*BRIEF*
Retype every line from the start of the data down to and including the line with "from matplotlib.lines import Line2D". Skip the pictures.
# START OF DATA EXCERPT
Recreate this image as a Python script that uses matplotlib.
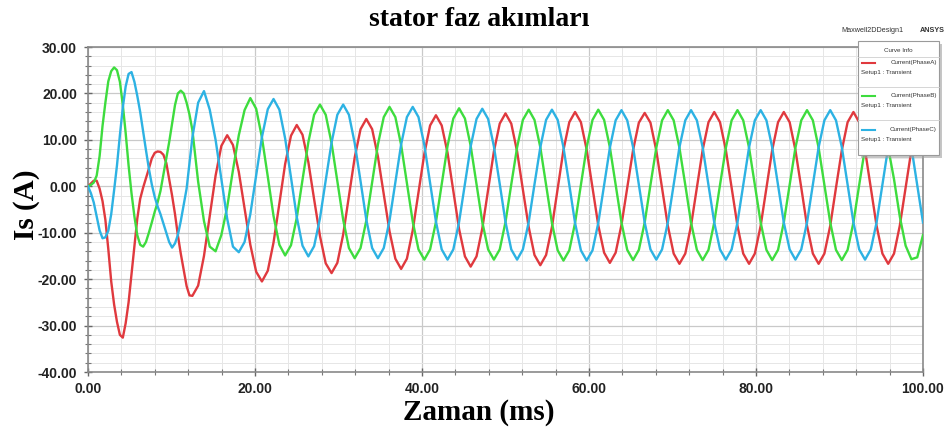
import matplotlib
matplotlib.use("Agg")
import matplotlib.pyplot as plt
from matplotlib.patches import Rectangle
from matplotlib.ticker import MultipleLocator, FormatStrFormatter
from matplotlib.lines import Line2D

# ---------------- data ----------------
TIME_MS = [0.00, 0.35, 0.69, 1.04, 1.39, 1.74, 2.08, 2.43, 2.78, 3.13, 3.47, 3.82, 4.17, 4.51, 4.86, 5.21, 5.56, 5.90,
           6.25, 6.60, 6.94, 7.29, 7.64, 7.99, 8.33, 8.68, 9.03, 9.38, 9.72, 10.07, 10.42, 10.76, 11.11, 11.46, 11.81,
           12.15, 12.50,
           13.19, 13.89, 14.58, 15.28, 15.97, 16.67, 17.36, 18.06, 18.75, 19.44, 20.14, 20.83, 21.53, 22.22, 22.92,
           23.61, 24.31, 25.00,
           25.69, 26.39, 27.08, 27.78, 28.47, 29.17, 29.86, 30.56, 31.25, 31.94, 32.64, 33.33, 34.03, 34.72, 35.42,
           36.11, 36.81, 37.50, 38.19, 38.89, 39.58, 40.28, 40.97, 41.67, 42.36, 43.06, 43.75, 44.44, 45.14, 45.83,
           46.53, 47.22, 47.92, 48.61, 49.31, 50.00,
           50.69, 51.39, 52.08, 52.78, 53.47, 54.17, 54.86, 55.56, 56.25, 56.94, 57.64, 58.33, 59.03, 59.72, 60.42,
           61.11, 61.81, 62.50, 63.19, 63.89, 64.58, 65.28, 65.97, 66.67, 67.36, 68.06, 68.75, 69.44, 70.14, 70.83,
           71.53, 72.22, 72.92, 73.61, 74.31, 75.00,
           75.69, 76.39, 77.08, 77.78, 78.47, 79.17, 79.86, 80.56, 81.25, 81.94, 82.64, 83.33, 84.03, 84.72, 85.42,
           86.11, 86.81, 87.50, 88.19, 88.89, 89.58, 90.28, 90.97, 91.67, 92.36, 93.06, 93.75, 94.44, 95.14, 95.83,
           96.53, 97.22, 97.92, 98.61, 99.31, 100.00]

PHASE_A = [0.0, 0.6, 1.2, 1.2, -0.5, -3.2, -7.2, -13.5, -20.5, -25.5, -29.2, -32.0, -32.6, -29.5, -25.0, -19.0,
           -12.8, -7.0, -2.7, -0.3, 1.7, 3.8, 6.0, 7.2, 7.5, 7.4, 6.8, 5.0, 1.5, -2.0, -6.0, -10.5, -14.5, -18.0,
           -21.5, -23.5, -23.6,
           -21.4, -15.0, -6.4, 2.3, 8.7, 11.0,
           8.9, 3.1, -4.8, -12.6, -18.4, -20.5,
           -18.2, -12.1, -3.7, 4.8, 10.9, 13.2,
           11.1, 5.2, -2.8, -10.7, -16.6, -18.7,
           -16.5, -10.4, -2.1, 6.2, 12.3, 14.5,
           12.3, 6.4, -1.7, -9.7, -15.6, -17.8,
           -15.6, -9.5, -1.3, 7.0, 13.1, 15.3,
           13.1, 7.2, -1.0, -9.2, -15.1, -17.3,
           -15.1, -9.1, -0.8, 7.5, 13.5, 15.7,
           13.5, 7.5, -0.7, -8.8, -14.8, -17.0,
           -14.8, -8.8, -0.5, 7.8, 13.8, 16.0,
           13.8, 7.9, -0.3, -8.4, -14.3, -16.5,
           -14.3, -8.3, -0.3, 7.8, 13.7, 15.8,
           13.7, 7.7, -0.4, -8.5, -14.5, -16.7,
           -14.5, -8.5, -0.3, 7.8, 13.8, 16.0,
           13.8, 7.8, -0.3, -8.5, -14.5, -16.7,
           -14.5, -8.5, -0.3, 7.8, 13.8, 16.0,
           13.8, 7.8, -0.3, -8.5, -14.5, -16.7,
           -14.5, -8.5, -0.3, 7.8, 13.8, 16.0,
           13.8, 7.8, -0.3, -8.5, -14.5, -16.7,
           -14.5, -8.5, -0.3, 7.8, 13.8, 16.0]

PHASE_B = [0.0, 0.3, 0.8, 2.3, 6.5, 13.0, 18.0, 22.6, 24.8, 25.6, 25.0, 22.5, 17.5, 11.5, 4.5, -1.5, -6.5, -10.5,
           -12.6, -13.0, -12.0, -10.0, -7.8, -5.5, -3.5, -1.0, 2.5, 6.0, 9.5, 13.5, 17.5, 20.0, 20.6, 20.0, 18.0,
           15.5, 12.1,
           1.0, -7.5, -13.0, -14.0, -10.5, -4.5,
           3.5, 11.0, 16.4, 19.0, 16.7, 10.5,
           2.1, -6.4, -12.6, -14.9, -12.7, -6.8,
           1.4, 9.5, 15.4, 17.6, 15.4, 9.3,
           1.1, -7.2, -13.3, -15.5, -13.3, -7.4,
           0.8, 9.0, 14.9, 17.1, 14.9, 8.9,
           0.7, -7.6, -13.6, -15.8, -13.6, -7.7,
           0.5, 8.7, 14.6, 16.8, 14.6, 8.7,
           0.5, -7.7, -13.6, -15.8, -13.6, -7.7,
           0.4, 8.4, 14.3, 16.5, 14.3, 8.4,
           0.3, -7.9, -13.8, -16.0, -13.8, -7.9,
           0.3, 8.4, 14.3, 16.5, 14.3, 8.4,
           0.3, -7.8, -13.7, -15.9, -13.7, -7.8,
           0.3, 8.3, 14.2, 16.4, 14.2, 8.3,
           0.3, -7.8, -13.7, -15.9, -13.7, -7.8,
           0.3, 8.3, 14.2, 16.4, 14.2, 8.3,
           0.3, -7.8, -13.7, -15.9, -13.7, -7.8,
           0.3, 8.3, 14.2, 16.4, 14.2, 8.3,
           0.3, -7.8, -13.7, -15.9, -13.7, -7.8,
           0.3, 8.3, 14.2, 16.4, 14.2, 8.3,
           1.5, -6.5, -12.8, -15.7, -15.3, -10.5]

PHASE_C = [0.0, -1.5, -3.5, -6.5, -9.5, -11.2, -11.0, -9.6, -6.0, -0.8, 4.5, 11.0, 17.0, 21.5, 24.2, 24.6, 22.5,
           19.5, 16.0, 11.8, 7.8, 3.8, 0.4, -2.3, -4.3, -6.0, -8.0, -10.0, -12.0, -13.2, -12.3, -10.5, -7.5, -4.0,
           -0.5, 5.0, 10.5,
           18.0, 20.5, 16.5, 10.0, 1.5, -7.0,
           -13.0, -14.2, -12.0, -6.0, 2.3, 10.6,
           16.6, 18.8, 16.5, 10.3, 1.9, -6.6,
           -12.8, -15.1, -12.9, -6.9, 1.3, 9.4,
           15.4, 17.6, 15.4, 9.3, 1.1, -7.2,
           -13.3, -15.5, -13.3, -7.4, 0.8, 9.0,
           14.9, 17.1, 14.9, 8.9, 0.7, -7.6,
           -13.6, -15.8, -13.6, -7.7, 0.5, 8.6,
           14.5, 16.7, 14.5, 8.6, 0.5, -7.7,
           -13.6, -15.8, -13.6, -7.7, 0.4, 8.4,
           14.3, 16.5, 14.3, 8.4, 0.3, -7.9,
           -13.8, -16.0, -13.8, -7.9, 0.2, 8.3,
           14.2, 16.4, 14.2, 8.4, 0.3, -7.8,
           -13.6, -15.8, -13.6, -7.8, 0.3, 8.4,
           14.2, 16.4, 14.2, 8.4, 0.3, -7.8,
           -13.6, -15.8, -13.6, -7.8, 0.3, 8.4,
           14.2, 16.4, 14.2, 8.4, 0.3, -7.8,
           -13.6, -15.8, -13.6, -7.8, 0.3, 8.4,
           14.2, 16.4, 14.2, 8.4, 0.3, -7.8,
           -13.6, -15.8, -13.6, -7.8, 0.3, 8.4,
           14.2, 16.4, 14.2, 8.4, 0.3, -7.8]

SERIES_NAMES = ["Current(PhaseA)", "Current(PhaseB)", "Current(PhaseC)"]
SERIES_SUB = "Setup1 : Transient"
TITLE = "stator faz akımları"
XLABEL = "Zaman (ms)"
YLABEL = "Is (A)"

# ---------------- figure ----------------
W, H = 948, 432
fig = plt.figure(figsize=(W / 100, H / 100), dpi=100)
fig.patch.set_facecolor("white")

L, R, T, B = 88, 923, 47, 372
ax = fig.add_axes([L / W, 1 - B / H, (R - L) / W, (B - T) / H])

colors = ["#E0393E", "#3EDC3E", "#2DB2E3"]
for vals, c in zip([PHASE_A, PHASE_B, PHASE_C], colors):
    ax.plot(TIME_MS, vals, color=c, lw=1.7, solid_joinstyle="round", zorder=3)

ax.set_xlim(0, 100)
ax.set_ylim(-40, 30)
ax.xaxis.set_major_locator(MultipleLocator(20))
ax.xaxis.set_minor_locator(MultipleLocator(4))
ax.yaxis.set_major_locator(MultipleLocator(10))
ax.yaxis.set_minor_locator(MultipleLocator(2))
ax.xaxis.set_major_formatter(FormatStrFormatter("%.2f"))
ax.yaxis.set_major_formatter(FormatStrFormatter("%.2f"))

ax.grid(which="major", color="#c9c9c9", lw=0.9, zorder=0)
ax.grid(which="minor", color="#e6e6e6", lw=0.7, zorder=0)
ax.set_axisbelow(True)

for s in ax.spines.values():
    s.set_color("#8a8a8a")
    s.set_linewidth(1.2)
ax.tick_params(which="major", direction="inout", length=6, width=1.0, color="#666666",
               labelsize=10, labelcolor="#222222", pad=4)
ax.tick_params(which="minor", direction="inout", length=4, width=0.8, color="#777777")
ax.tick_params(axis="y", which="major", pad=5)
for lab in ax.get_xticklabels() + ax.get_yticklabels():
    lab.set_fontweight("bold")
    lab.set_family("Liberation Sans")

serif = "Liberation Serif"
fig.text(479 / W, 1 - 19 / H, TITLE, ha="center", va="center", fontsize=20,
         fontweight="bold", family=serif)
fig.text(479 / W, 1 - 412 / H, XLABEL, ha="center", va="center", fontsize=21,
         fontweight="bold", family=serif)
fig.text(26 / W, 1 - 205 / H, YLABEL, ha="center", va="center", fontsize=21,
         fontweight="bold", family=serif, rotation=90)

# ---------------- ANSYS style curve info box (overlay in pixel coords) ----------------
ov = fig.add_axes([0, 0, 1, 1], zorder=10)
ov.set_xlim(0, W)
ov.set_ylim(H, 0)
ov.axis("off")
ov.patch.set_alpha(0)

bx0, by0, bx1, by1 = 858, 41, 939, 155
ov.add_patch(Rectangle((bx0 + 3, by0 + 3), bx1 - bx0, by1 - by0, facecolor="#a0a0a0",
                       edgecolor="none", alpha=0.6))
ov.add_patch(Rectangle((bx0, by0), bx1 - bx0, by1 - by0, facecolor="white",
                       edgecolor="#9a9a9a", lw=0.8))
ov.text((bx0 + bx1) / 2, 50, "Curve Info", ha="center", va="center", fontsize=4.5,
        color="#333333", family="Liberation Sans")
ov.add_line(Line2D([bx0, bx1], [56.5, 56.5], color="#cfcfcf", lw=0.6))
for i, (name, c) in enumerate(zip(SERIES_NAMES, colors)):
    yl = 62.5 + i * 33.5
    if i > 0:
        ov.add_line(Line2D([bx0, bx1], [yl - 9.5, yl - 9.5], color="#cfcfcf", lw=0.6))
    ov.add_line(Line2D([862, 875], [yl, yl], color=c, lw=1.5))
    ov.text(937, yl, name, ha="right", va="center", fontsize=4.5, color="#333333",
            family="Liberation Sans")
    ov.text(861, yl + 10, SERIES_SUB, ha="left", va="center", fontsize=4.5, color="#333333",
            family="Liberation Sans")

ov.text(872, 31, "Maxwell2DDesign1", ha="center", va="center", fontsize=5.2,
        color="#333333", family="Liberation Sans")
ov.text(932, 30, "ANSYS", ha="center", va="center", fontsize=5.2, fontweight="bold",
        color="#333333", family="Liberation Sans")

fig.savefig("out.png", dpi=100, facecolor="white")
# END OF DATA EXCERPT
*SOLUTION TO THIS PROBLEM*
Recreate this image as a Python script that uses matplotlib.
import matplotlib
matplotlib.use("Agg")
import matplotlib.pyplot as plt
from matplotlib.patches import Rectangle
from matplotlib.ticker import MultipleLocator, FormatStrFormatter
from matplotlib.lines import Line2D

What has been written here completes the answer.